• Exercise prompt: Could you output each line of the data that follows exactly?

• Source data:

━━━━━━━━━━

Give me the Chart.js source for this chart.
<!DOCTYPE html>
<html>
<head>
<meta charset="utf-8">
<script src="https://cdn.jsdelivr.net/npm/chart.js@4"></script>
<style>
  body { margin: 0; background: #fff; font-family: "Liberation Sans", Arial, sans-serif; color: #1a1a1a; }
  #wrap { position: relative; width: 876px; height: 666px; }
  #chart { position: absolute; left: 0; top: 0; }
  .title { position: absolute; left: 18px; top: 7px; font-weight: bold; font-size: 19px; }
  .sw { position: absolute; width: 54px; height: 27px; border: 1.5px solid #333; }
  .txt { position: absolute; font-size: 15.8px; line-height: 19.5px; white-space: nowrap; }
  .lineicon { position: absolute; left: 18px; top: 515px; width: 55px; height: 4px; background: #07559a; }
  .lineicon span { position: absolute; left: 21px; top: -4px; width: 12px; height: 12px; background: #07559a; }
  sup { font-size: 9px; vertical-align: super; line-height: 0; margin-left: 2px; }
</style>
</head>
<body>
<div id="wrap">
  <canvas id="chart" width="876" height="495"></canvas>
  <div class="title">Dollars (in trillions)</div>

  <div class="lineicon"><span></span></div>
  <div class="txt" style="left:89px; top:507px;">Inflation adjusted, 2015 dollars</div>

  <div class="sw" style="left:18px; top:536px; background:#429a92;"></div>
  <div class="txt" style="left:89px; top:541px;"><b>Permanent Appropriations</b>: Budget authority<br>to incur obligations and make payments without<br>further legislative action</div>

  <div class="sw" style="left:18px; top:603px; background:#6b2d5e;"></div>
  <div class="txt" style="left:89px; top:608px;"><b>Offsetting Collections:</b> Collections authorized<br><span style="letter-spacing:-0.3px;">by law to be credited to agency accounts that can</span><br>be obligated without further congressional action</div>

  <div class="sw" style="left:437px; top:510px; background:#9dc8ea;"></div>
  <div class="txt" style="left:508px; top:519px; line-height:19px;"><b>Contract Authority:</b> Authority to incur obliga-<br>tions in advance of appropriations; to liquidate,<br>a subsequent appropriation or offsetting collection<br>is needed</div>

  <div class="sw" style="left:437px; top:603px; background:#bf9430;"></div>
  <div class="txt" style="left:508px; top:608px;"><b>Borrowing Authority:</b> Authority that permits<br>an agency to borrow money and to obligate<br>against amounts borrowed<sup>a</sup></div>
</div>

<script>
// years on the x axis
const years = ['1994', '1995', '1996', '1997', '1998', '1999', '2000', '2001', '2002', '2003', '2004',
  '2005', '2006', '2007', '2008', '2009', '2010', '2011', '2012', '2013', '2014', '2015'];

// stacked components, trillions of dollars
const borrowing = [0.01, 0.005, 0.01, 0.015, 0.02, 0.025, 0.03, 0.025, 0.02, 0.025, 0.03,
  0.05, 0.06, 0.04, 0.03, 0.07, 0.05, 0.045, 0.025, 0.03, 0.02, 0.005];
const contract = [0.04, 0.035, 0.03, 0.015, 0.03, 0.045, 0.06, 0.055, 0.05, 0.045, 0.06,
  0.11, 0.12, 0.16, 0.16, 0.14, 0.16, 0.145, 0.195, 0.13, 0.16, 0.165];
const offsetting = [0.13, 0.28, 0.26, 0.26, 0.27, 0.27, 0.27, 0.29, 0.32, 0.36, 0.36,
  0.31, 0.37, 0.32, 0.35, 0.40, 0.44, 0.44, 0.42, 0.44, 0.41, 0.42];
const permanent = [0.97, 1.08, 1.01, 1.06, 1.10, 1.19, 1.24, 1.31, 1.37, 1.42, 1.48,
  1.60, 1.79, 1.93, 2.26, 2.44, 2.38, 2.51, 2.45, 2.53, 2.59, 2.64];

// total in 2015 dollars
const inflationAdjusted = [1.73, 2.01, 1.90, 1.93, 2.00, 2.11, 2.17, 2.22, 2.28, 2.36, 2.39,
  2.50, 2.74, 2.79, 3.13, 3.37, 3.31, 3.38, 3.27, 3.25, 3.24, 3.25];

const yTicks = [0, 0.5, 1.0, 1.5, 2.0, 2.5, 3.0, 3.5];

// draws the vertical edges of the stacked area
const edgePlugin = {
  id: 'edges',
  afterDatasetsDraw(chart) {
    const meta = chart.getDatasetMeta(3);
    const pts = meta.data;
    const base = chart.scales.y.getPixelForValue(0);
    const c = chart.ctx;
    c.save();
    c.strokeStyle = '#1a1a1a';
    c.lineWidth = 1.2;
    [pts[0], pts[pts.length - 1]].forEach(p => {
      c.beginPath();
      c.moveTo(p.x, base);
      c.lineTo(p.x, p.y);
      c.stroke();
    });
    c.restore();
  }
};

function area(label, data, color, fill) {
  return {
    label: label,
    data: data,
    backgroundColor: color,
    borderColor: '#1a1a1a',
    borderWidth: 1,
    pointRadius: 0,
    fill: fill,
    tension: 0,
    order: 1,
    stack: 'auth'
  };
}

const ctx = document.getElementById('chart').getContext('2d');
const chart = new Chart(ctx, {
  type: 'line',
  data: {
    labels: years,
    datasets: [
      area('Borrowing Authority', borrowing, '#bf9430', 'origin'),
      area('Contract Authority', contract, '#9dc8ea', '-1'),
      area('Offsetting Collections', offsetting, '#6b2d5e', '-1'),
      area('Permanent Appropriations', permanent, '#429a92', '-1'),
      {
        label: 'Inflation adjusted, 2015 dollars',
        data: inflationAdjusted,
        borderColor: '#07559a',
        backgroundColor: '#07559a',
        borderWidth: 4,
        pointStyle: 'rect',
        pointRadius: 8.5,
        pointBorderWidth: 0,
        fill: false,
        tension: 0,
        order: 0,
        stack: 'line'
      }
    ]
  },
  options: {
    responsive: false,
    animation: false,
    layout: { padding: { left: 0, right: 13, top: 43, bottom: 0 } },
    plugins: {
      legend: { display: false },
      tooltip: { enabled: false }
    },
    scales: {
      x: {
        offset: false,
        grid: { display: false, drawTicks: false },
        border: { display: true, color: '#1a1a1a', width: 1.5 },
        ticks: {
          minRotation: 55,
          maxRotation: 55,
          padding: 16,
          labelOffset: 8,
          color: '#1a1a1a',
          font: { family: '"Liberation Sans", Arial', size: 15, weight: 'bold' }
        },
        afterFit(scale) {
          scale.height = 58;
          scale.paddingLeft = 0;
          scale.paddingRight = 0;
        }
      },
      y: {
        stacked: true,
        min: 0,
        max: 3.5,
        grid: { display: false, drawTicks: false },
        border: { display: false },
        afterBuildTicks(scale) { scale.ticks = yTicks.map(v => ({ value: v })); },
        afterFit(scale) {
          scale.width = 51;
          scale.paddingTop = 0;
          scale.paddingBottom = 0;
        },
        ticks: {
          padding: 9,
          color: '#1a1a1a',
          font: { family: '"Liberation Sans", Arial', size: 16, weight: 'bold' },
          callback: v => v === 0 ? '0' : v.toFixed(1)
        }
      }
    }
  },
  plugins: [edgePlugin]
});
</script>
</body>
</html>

━━━━━━━━━━

• Finished task:
Give me the Chart.js source for this chart.
<!DOCTYPE html>
<html>
<head>
<meta charset="utf-8">
<script src="https://cdn.jsdelivr.net/npm/chart.js@4"></script>
<style>
  body { margin: 0; background: #fff; font-family: "Liberation Sans", Arial, sans-serif; color: #1a1a1a; }
  #wrap { position: relative; width: 876px; height: 666px; }
  #chart { position: absolute; left: 0; top: 0; }
  .title { position: absolute; left: 18px; top: 7px; font-weight: bold; font-size: 19px; }
  .sw { position: absolute; width: 54px; height: 27px; border: 1.5px solid #333; }
  .txt { position: absolute; font-size: 15.8px; line-height: 19.5px; white-space: nowrap; }
  .lineicon { position: absolute; left: 18px; top: 515px; width: 55px; height: 4px; background: #07559a; }
  .lineicon span { position: absolute; left: 21px; top: -4px; width: 12px; height: 12px; background: #07559a; }
  sup { font-size: 9px; vertical-align: super; line-height: 0; margin-left: 2px; }
</style>
</head>
<body>
<div id="wrap">
  <canvas id="chart" width="876" height="495"></canvas>
  <div class="title">Dollars (in trillions)</div>

  <div class="lineicon"><span></span></div>
  <div class="txt" style="left:89px; top:507px;">Inflation adjusted, 2015 dollars</div>

  <div class="sw" style="left:18px; top:536px; background:#429a92;"></div>
  <div class="txt" style="left:89px; top:541px;"><b>Permanent Appropriations</b>: Budget authority<br>to incur obligations and make payments without<br>further legislative action</div>

  <div class="sw" style="left:18px; top:603px; background:#6b2d5e;"></div>
  <div class="txt" style="left:89px; top:608px;"><b>Offsetting Collections:</b> Collections authorized<br><span style="letter-spacing:-0.3px;">by law to be credited to agency accounts that can</span><br>be obligated without further congressional action</div>

  <div class="sw" style="left:437px; top:510px; background:#9dc8ea;"></div>
  <div class="txt" style="left:508px; top:519px; line-height:19px;"><b>Contract Authority:</b> Authority to incur obliga-<br>tions in advance of appropriations; to liquidate,<br>a subsequent appropriation or offsetting collection<br>is needed</div>

  <div class="sw" style="left:437px; top:603px; background:#bf9430;"></div>
  <div class="txt" style="left:508px; top:608px;"><b>Borrowing Authority:</b> Authority that permits<br>an agency to borrow money and to obligate<br>against amounts borrowed<sup>a</sup></div>
</div>

<script>
// years on the x axis
const years = ['1994', '1995', '1996', '1997', '1998', '1999', '2000', '2001', '2002', '2003', '2004',
  '2005', '2006', '2007', '2008', '2009', '2010', '2011', '2012', '2013', '2014', '2015'];

// stacked components, trillions of dollars
const borrowing = [0.01, 0.005, 0.01, 0.015, 0.02, 0.025, 0.03, 0.025, 0.02, 0.025, 0.03,
  0.05, 0.06, 0.04, 0.03, 0.07, 0.05, 0.045, 0.025, 0.03, 0.02, 0.005];
const contract = [0.04, 0.035, 0.03, 0.015, 0.03, 0.045, 0.06, 0.055, 0.05, 0.045, 0.06,
  0.11, 0.12, 0.16, 0.16, 0.14, 0.16, 0.145, 0.195, 0.13, 0.16, 0.165];
const offsetting = [0.13, 0.28, 0.26, 0.26, 0.27, 0.27, 0.27, 0.29, 0.32, 0.36, 0.36,
  0.31, 0.37, 0.32, 0.35, 0.40, 0.44, 0.44, 0.42, 0.44, 0.41, 0.42];
const permanent = [0.97, 1.08, 1.01, 1.06, 1.10, 1.19, 1.24, 1.31, 1.37, 1.42, 1.48,
  1.60, 1.79, 1.93, 2.26, 2.44, 2.38, 2.51, 2.45, 2.53, 2.59, 2.64];

// total in 2015 dollars
const inflationAdjusted = [1.73, 2.01, 1.90, 1.93, 2.00, 2.11, 2.17, 2.22, 2.28, 2.36, 2.39,
  2.50, 2.74, 2.79, 3.13, 3.37, 3.31, 3.38, 3.27, 3.25, 3.24, 3.25];

const yTicks = [0, 0.5, 1.0, 1.5, 2.0, 2.5, 3.0, 3.5];

// draws the vertical edges of the stacked area
const edgePlugin = {
  id: 'edges',
  afterDatasetsDraw(chart) {
    const meta = chart.getDatasetMeta(3);
    const pts = meta.data;
    const base = chart.scales.y.getPixelForValue(0);
    const c = chart.ctx;
    c.save();
    c.strokeStyle = '#1a1a1a';
    c.lineWidth = 1.2;
    [pts[0], pts[pts.length - 1]].forEach(p => {
      c.beginPath();
      c.moveTo(p.x, base);
      c.lineTo(p.x, p.y);
      c.stroke();
    });
    c.restore();
  }
};

function area(label, data, color, fill) {
  return {
    label: label,
    data: data,
    backgroundColor: color,
    borderColor: '#1a1a1a',
    borderWidth: 1,
    pointRadius: 0,
    fill: fill,
    tension: 0,
    order: 1,
    stack: 'auth'
  };
}

const ctx = document.getElementById('chart').getContext('2d');
const chart = new Chart(ctx, {
  type: 'line',
  data: {
    labels: years,
    datasets: [
      area('Borrowing Authority', borrowing, '#bf9430', 'origin'),
      area('Contract Authority', contract, '#9dc8ea', '-1'),
      area('Offsetting Collections', offsetting, '#6b2d5e', '-1'),
      area('Permanent Appropriations', permanent, '#429a92', '-1'),
      {
        label: 'Inflation adjusted, 2015 dollars',
        data: inflationAdjusted,
        borderColor: '#07559a',
        backgroundColor: '#07559a',
        borderWidth: 4,
        pointStyle: 'rect',
        pointRadius: 8.5,
        pointBorderWidth: 0,
        fill: false,
        tension: 0,
        order: 0,
        stack: 'line'
      }
    ]
  },
  options: {
    responsive: false,
    animation: false,
    layout: { padding: { left: 0, right: 13, top: 43, bottom: 0 } },
    plugins: {
      legend: { display: false },
      tooltip: { enabled: false }
    },
    scales: {
      x: {
        offset: false,
        grid: { display: false, drawTicks: false },
        border: { display: true, color: '#1a1a1a', width: 1.5 },
        ticks: {
          minRotation: 55,
          maxRotation: 55,
          padding: 16,
          labelOffset: 8,
          color: '#1a1a1a',
          font: { family: '"Liberation Sans", Arial', size: 15, weight: 'bold' }
        },
        afterFit(scale) {
          scale.height = 58;
          scale.paddingLeft = 0;
          scale.paddingRight = 0;
        }
      },
      y: {
        stacked: true,
        min: 0,
        max: 3.5,
        grid: { display: false, drawTicks: false },
        border: { display: false },
        afterBuildTicks(scale) { scale.ticks = yTicks.map(v => ({ value: v })); },
        afterFit(scale) {
          scale.width = 51;
          scale.paddingTop = 0;
          scale.paddingBottom = 0;
        },
        ticks: {
          padding: 9,
          color: '#1a1a1a',
          font: { family: '"Liberation Sans", Arial', size: 16, weight: 'bold' },
          callback: v => v === 0 ? '0' : v.toFixed(1)
        }
      }
    }
  },
  plugins: [edgePlugin]
});
</script>
</body>
</html>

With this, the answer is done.